Well, as I see it, if we did live in a Cartesian Dualistic universe the observer would be fine, certainly in principle and to a degree. Someone is observing, or there is a point of observation, a point of witnessing somewhere in a field of rens cogitans or whatever back behind the pineal gland. I mean we have combination issues, mind-body stuff, but still it seems viable.

But in a monist system, you can't do it. All you can do, as this thread is demonstrating, is re-describe neural processing to call it observation! That's the best that can be done - adhere to a memetically-created narrative that justifies the notion of observation. And then just keep on repeating this narrative in the hope that you succeed in convincing yourself!

You're missing the basic nature of how "observing" works under any paradigm, though, through all of this. "Observing," to actually qualify as "observing" in the first place, requires a couple parts. First, there needs to be some way of gathering data, and then there needs to be the processing/interpreting of the gathered data in some manner. No need to get bogged down by insisting on specific forms of gathering input or specific methods of processing. Your line of argument here, is basically that because there is also processing and output, rather than directly 'seeing' (or using the input to get output without any processing of any kind, apparently, feel free to correct me if that's not what you intended with your insistence in that direction, because it is indeed ridiculous to be insisting that even could actually count as observation) it's not actually observation, in direct contradiction to the inherently required parts. For that matter, under dualism, by what you're actually arguing, the only actual difference is that there's an addition layer of processing involves. More technically, instead of the monist version of gather input, process input, output, you're saying that a dualistic gather input, process input, output, gather input from the output, and then processing it again before getting to the output would be what's actually going on in that scenario. Bearing in mind that "seeing," by it's nature, can only be just a more specific form of observation that follows the same most basic requirements required for "observing," your attempt to say that neural processing isn't observation but the processing, whatever its form, that the dualistic observer employs on information that has already been separately processed to some extent on the way there is observation, begs the question of why the processing employed by the dualistic "observer" would be any less subject to the fact that it unavoidably is still processing, and not even direct processing of the data, at that, and thus not actually observation by the logic you're invoking.

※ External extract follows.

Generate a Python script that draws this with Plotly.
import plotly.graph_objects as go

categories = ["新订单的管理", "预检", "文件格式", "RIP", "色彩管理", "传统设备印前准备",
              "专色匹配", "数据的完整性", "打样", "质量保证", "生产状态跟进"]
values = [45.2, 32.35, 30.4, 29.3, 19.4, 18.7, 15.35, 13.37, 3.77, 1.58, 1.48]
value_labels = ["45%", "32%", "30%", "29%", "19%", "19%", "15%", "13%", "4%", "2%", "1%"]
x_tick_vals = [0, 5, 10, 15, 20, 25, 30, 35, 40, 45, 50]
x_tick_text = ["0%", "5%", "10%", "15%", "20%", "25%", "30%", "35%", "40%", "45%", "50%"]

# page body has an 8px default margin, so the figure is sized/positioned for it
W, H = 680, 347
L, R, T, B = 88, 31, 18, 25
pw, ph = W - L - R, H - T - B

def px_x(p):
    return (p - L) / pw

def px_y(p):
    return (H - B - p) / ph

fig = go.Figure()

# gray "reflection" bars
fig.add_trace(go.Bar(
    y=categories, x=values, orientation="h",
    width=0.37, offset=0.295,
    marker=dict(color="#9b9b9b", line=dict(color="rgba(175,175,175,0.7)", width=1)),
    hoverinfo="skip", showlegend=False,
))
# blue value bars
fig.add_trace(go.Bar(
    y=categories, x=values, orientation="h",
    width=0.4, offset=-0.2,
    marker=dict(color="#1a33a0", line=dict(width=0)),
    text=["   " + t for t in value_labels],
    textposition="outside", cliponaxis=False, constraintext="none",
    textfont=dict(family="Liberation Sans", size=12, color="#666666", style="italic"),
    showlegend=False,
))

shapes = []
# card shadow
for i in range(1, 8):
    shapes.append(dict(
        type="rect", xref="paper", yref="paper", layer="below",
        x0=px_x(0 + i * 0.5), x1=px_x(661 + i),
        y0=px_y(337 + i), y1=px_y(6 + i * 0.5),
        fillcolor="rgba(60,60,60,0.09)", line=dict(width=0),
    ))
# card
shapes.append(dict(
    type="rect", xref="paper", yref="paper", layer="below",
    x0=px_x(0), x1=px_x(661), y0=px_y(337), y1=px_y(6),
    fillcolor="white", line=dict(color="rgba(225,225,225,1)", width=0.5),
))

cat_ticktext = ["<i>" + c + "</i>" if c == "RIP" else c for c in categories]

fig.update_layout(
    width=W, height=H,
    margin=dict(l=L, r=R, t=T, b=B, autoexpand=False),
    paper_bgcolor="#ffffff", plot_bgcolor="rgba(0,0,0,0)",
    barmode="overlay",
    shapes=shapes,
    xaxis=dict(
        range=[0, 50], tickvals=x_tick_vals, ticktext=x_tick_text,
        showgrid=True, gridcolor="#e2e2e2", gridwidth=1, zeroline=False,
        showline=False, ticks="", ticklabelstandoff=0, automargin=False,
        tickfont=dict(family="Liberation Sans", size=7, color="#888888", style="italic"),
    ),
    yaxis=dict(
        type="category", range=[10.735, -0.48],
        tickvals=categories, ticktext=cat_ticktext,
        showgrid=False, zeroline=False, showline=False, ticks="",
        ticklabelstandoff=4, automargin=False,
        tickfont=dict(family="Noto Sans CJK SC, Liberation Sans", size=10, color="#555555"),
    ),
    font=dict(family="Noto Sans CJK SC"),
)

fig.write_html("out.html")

ETA: For the record, any "but there's no someone to observe" attempts to dodge the actual issue being raised here will be summarily ignored, both because of lack of relevance and because of your complete inability so far to validly back such up in any relevant way. The discussion about what actually constitutes a person can indeed be an interesting one, but it is, to be completely frank, of no bearing on the issues and logic that you've actually raised.

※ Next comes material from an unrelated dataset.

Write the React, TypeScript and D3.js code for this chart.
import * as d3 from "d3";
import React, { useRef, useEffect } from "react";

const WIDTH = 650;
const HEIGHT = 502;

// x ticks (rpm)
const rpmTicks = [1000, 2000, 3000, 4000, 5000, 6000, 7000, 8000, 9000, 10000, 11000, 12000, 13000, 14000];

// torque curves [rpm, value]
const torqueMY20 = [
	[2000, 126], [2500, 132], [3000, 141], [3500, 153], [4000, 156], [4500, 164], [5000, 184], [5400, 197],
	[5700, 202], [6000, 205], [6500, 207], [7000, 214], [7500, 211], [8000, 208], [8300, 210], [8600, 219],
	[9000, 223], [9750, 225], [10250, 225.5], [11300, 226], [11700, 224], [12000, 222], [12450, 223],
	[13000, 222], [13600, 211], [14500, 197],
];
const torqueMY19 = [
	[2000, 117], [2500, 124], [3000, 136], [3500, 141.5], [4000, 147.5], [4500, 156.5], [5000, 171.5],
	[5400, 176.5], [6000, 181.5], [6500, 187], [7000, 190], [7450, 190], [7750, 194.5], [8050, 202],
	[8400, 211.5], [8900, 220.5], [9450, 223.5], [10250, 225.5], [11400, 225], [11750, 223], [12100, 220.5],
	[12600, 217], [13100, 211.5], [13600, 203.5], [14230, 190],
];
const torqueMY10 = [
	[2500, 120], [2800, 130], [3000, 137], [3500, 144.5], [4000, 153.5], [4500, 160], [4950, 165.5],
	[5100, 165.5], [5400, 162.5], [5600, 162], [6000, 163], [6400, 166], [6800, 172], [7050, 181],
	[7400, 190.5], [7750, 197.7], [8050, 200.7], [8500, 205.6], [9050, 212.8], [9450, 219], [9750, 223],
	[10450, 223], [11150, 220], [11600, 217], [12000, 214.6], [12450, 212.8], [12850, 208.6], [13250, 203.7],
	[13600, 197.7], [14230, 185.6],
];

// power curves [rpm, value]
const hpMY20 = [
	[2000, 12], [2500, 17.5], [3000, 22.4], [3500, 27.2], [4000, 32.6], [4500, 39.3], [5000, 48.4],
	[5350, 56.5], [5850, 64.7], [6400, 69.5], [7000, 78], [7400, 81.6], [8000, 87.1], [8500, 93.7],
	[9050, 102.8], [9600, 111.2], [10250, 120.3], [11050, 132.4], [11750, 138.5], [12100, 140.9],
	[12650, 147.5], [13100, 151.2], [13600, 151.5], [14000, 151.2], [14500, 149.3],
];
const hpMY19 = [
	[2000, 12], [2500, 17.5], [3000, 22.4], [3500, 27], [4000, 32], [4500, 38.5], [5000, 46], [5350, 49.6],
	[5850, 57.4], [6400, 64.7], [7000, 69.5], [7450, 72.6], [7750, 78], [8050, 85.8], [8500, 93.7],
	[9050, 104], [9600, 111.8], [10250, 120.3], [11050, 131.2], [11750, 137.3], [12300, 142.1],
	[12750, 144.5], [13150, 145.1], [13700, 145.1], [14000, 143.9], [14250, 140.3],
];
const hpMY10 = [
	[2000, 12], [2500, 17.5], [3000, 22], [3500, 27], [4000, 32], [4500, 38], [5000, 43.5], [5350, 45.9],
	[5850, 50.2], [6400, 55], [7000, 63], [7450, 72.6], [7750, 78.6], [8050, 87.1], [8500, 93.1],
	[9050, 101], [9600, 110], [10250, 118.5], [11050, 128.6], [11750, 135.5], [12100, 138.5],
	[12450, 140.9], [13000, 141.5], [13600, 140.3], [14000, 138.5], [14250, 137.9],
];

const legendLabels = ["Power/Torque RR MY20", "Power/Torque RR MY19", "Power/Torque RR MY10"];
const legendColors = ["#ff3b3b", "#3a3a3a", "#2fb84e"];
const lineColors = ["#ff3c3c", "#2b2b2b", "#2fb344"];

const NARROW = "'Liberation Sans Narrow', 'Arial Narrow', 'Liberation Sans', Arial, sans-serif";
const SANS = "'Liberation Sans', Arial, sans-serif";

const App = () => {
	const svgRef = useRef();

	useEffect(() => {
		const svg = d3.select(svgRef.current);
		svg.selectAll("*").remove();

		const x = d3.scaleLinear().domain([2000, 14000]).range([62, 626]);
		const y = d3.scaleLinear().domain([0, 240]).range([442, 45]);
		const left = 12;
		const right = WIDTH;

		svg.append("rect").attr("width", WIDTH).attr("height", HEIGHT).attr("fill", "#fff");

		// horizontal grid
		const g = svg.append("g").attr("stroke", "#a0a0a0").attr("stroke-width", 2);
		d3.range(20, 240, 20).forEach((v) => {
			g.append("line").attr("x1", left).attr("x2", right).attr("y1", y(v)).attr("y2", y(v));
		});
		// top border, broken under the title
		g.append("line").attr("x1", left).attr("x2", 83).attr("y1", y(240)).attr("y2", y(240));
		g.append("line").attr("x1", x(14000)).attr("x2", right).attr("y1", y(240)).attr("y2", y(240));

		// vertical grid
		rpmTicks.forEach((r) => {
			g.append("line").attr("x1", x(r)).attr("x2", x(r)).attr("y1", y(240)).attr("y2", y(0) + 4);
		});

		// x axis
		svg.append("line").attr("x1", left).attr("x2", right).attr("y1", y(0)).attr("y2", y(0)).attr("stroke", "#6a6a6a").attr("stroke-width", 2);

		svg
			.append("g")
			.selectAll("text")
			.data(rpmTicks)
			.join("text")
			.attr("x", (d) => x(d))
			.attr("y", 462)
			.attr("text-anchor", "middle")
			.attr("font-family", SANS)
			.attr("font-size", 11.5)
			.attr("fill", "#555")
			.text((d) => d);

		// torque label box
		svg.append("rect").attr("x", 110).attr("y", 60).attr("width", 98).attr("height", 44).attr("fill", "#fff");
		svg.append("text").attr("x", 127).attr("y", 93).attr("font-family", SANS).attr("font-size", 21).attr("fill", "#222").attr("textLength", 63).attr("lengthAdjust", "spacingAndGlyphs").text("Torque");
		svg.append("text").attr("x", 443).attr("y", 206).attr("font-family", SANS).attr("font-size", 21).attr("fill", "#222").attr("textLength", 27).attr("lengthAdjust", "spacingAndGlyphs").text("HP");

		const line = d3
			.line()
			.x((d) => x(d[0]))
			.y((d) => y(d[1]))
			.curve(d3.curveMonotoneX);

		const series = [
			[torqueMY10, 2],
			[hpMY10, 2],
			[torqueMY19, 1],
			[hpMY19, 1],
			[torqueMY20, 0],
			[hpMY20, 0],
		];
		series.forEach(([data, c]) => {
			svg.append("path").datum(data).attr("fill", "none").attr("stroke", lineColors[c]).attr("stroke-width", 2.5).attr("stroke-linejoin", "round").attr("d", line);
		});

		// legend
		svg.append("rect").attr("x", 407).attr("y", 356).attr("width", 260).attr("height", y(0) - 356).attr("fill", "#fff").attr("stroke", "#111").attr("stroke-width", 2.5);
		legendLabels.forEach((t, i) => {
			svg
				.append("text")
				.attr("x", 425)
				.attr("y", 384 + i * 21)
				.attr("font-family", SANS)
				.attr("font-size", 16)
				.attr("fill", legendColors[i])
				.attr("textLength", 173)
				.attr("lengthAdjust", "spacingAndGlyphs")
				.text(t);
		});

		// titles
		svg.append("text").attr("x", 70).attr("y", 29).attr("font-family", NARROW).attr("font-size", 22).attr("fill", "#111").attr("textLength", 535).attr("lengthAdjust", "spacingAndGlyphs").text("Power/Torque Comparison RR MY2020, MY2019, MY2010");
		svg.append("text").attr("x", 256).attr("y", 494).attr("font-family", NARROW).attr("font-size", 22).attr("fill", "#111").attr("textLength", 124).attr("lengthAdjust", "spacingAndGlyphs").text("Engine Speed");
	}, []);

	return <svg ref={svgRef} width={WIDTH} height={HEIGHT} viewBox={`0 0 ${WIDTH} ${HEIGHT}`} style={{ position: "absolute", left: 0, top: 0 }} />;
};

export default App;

I prefer to ask the question - how does a monist system give itself this pseudo-dualistic perspective? And this to me is fairly clear...

1) it constantly constructs visual representations so that they appear to have a locus within the head.

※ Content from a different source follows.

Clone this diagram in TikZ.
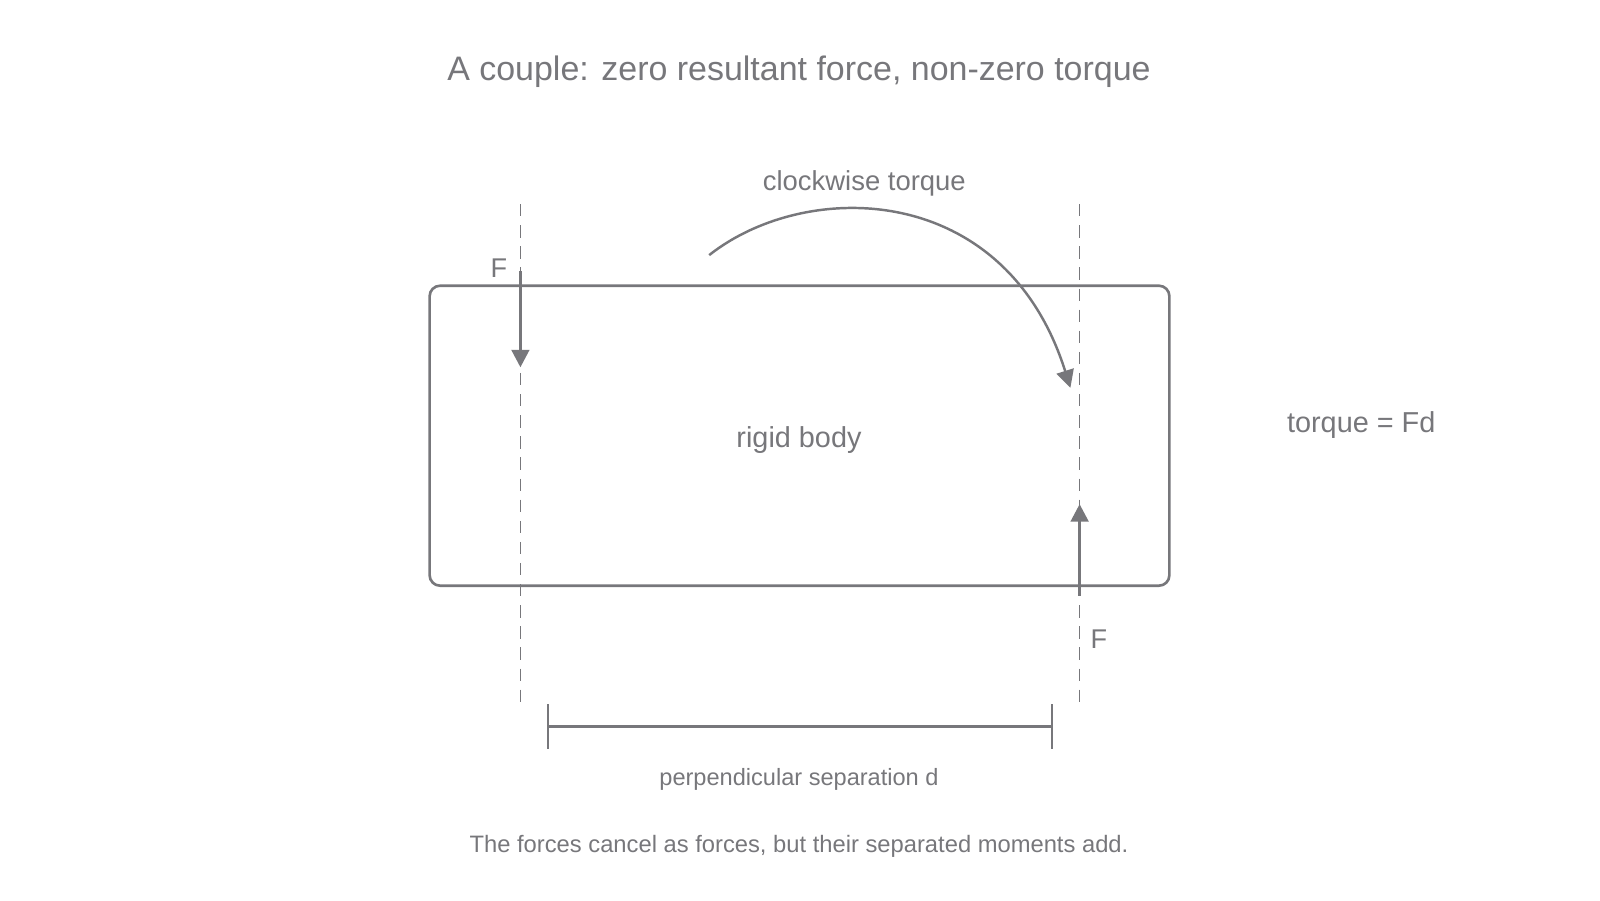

2) it adheres to narratives that constantly construct subject-object relationships - an "I" observing or experiencing an outer world.

These two things are, I submit, enough to convince the vast majority of brains that an observer exists within it.

This is still irrelevant to the actual issues that you're invoking with your logic that were being pointed at, unless, of course, you actually want to be trying to be doing the Gish Gallop method of throwing out so much trash that it's rather difficult to address it all and claiming victory when it's not all addressed. That would just make it irrelevant AND have more issues, though.